Encourage each other daily while it is still today. ~ Hebrews 3:13
I didn’t just volunteer to be a deacon. For those who aren’t familiar with the process, allow me to describe some of it. Lisa and I (yes, both of us) began the application process around this time last year. This required several interviews, multiple references, baptismal certificates, marriage license, academic transcripts, written essays, etc. We essentially consented to have every phase of our lives scrutinized. If we passed through all those filters, we were rewarded with a day of various tests with a follow-up psychological exam. Okay, those who know me may be wondering how I didn’t get weeded out at that point. Frankly, I don’t know either.

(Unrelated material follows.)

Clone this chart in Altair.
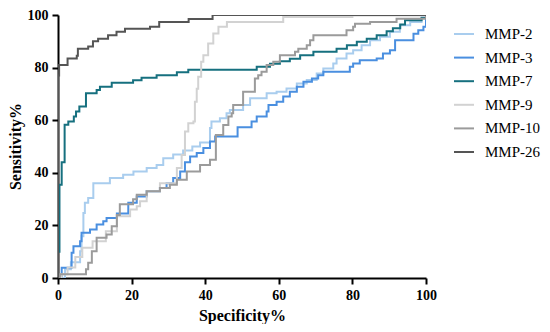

I mentioned above that Lisa and I went through the application process together. It’s important to understand that her participation doesn’t end there. In the Des Moines diocese, she is required to do everything I do. Everything. Are you starting to get why we really need your prayers?
The program requires one weekend retreat each month at Conception Abbey in Missouri and one Saturday each month of local instruction presented by our diocese. These requirements fill much of the rest of our “free” time with reading and writing assignments. Yes, Lisa is required to attend all the sessions and do all the assignments . . . for all four years. Did I mention we have a 2½ year old daughter Lucy? No, she doesn’t come along. As you might imagine, this poses some logistical challenges.
I should mention here that nothing about this is certain. This is an ongoing discernment process, both for us and for the diocese. We could opt out or be dismissed at any time. So, why are we doing this? Another good question.
Lord, save us from sour-faced saints! ~ St. Teresa of Avila
Just like every one of you, God wants to do something through us, to make Himself known in some way. To that end, we sincerely believe that God has called us to journey the diaconate formation process. Does that mean we are certain God wants me to be a deacon? Not at all. But we do believe that in this process we will discover who He is calling us to be and what He is calling us to do.
One thing about which I am certain is that the Church has an image problem. Further, we’re the problem. Many Catholics make our faith appear to be so much drudgery, like it’s just a long list of rules we need to follow to eventually earn enough credits to get our salvation tickets stamped. Nothing could be further from the truth. I believe this is essentially what God is asking me to make known.
My heart and my soul ring out their joy to God, the living God. ~ Psalms 84
In the wedding feast at Cana, Jesus turned 120 gallons of foot water into wine. He didn’t just purify the water to make it drinkable; He turned it into the universal Biblical symbol of joy! Sure we’re meant to deny ourselves, take up our crosses daily, and follow Jesus (Luke 9:23). But we’re supposed to do that with joy, secure in the knowledge that the God of the universe who created everything and needs nothing is so madly in love with each one of us that He sacrificed His Son so that we might be with Him forever! That is cause for joy! In Jesus’s own words, “I came that they may have life, and have it abundantly” (John 10:10b).
Why as a deacon? I don’t know. Perhaps, it’s because the formation process is inconvenient; it demands something of us. It requires sustained discipline, sacrifice, obedience, prayer . . . and joy! Joy can’t be effectively communicated if it isn’t lived out, if it hasn’t been tested in fire. Further, joy isn’t authentic if it isn’t linked to discipline, sacrifice, obedience, and prayer. Please join our diaconate journey with your prayers, not just for us, but also for our Church, that we may lovingly and charitably witness to the glory of God who is the source of all joy. “Let us approach Him with praise and thanksgiving and sing joyful songs to the Lord” (Psalms 95).